If you work in a customer service or sales position, having a good disposition is crucial to career success. You need to be friendly so that people want to work with you and so that customers come back to the business.

Whether you wait tables, sell phone plans or help cut and style people’s hair, you still deserve to be treated with dignity on the job. Unfortunately, some customers feel like if they can mistreat the people serving them.

Even worse, some businesses have models that seem to endorse this kind of abuse. Do you have to endure aggressive flirting, unwanted touching or other misconduct from customers that makes you uncomfortable?

Sexual harassment from customers is still workplace sexual harassment

Although companies can certainly profit off of convincing their workers to ignore mistreatment, those workers may suffer long-term emotional issues and career setbacks because of the experiences they have had on the job.

When a customer crosses the line and touches you inappropriately, makes repeated degrading or demeaning comments, or makes you feel unsafe, you should be able to tell your manager about your experience and rely on them to help you. Employers have an obligation to prevent sexual harassment in the workplace.

Customers could easily engage in common kinds of sexual harassment. They might offer a bigger tip or some kind of job benefit for a worker complying with their misconduct, or they might create a hostile work environment that makes a worker feel like they should leave and find a different job. In either case, you should be able to rely on management to remove you from the situation or remove the customers from the business. 

How do you fight customer sexual harassment?

The first and most direct way to fight customer sexual harassment is to tell the people bothering you that you don’t appreciate their behavior. However, you may not feel fake doing so, or you may worry that they will then complain about you or deny you a gratuity after you’ve already done your job.

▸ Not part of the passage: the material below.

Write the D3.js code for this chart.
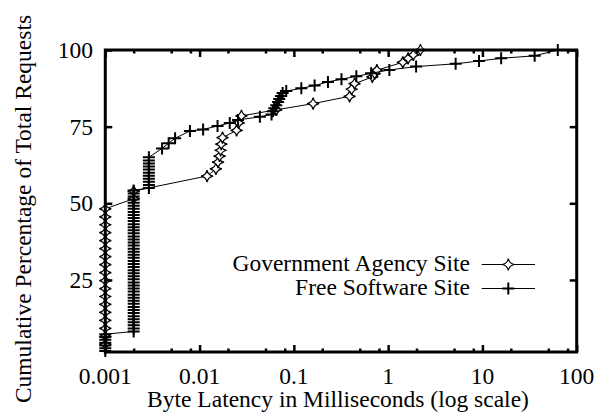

It may be better to go directly to a manager or supervisor and explain the situation. You could ask to have someone else continue serving that table or to take over handling that client in the future. If your supervisor or manager won’t intervene or they tell you to get over it and get back to work, then you need to start documenting the issues.

Recording the details about each incident will help show that you have to endure a hostile work environment and that management does not protect you. You may then be in a position to take legal action against the company for their contributions to the sexual harassment you’ve endured on the job.

Understanding that customer behavior can constitute sexual harassment may be the first step toward defending yourself against this kind of workplace misconduct.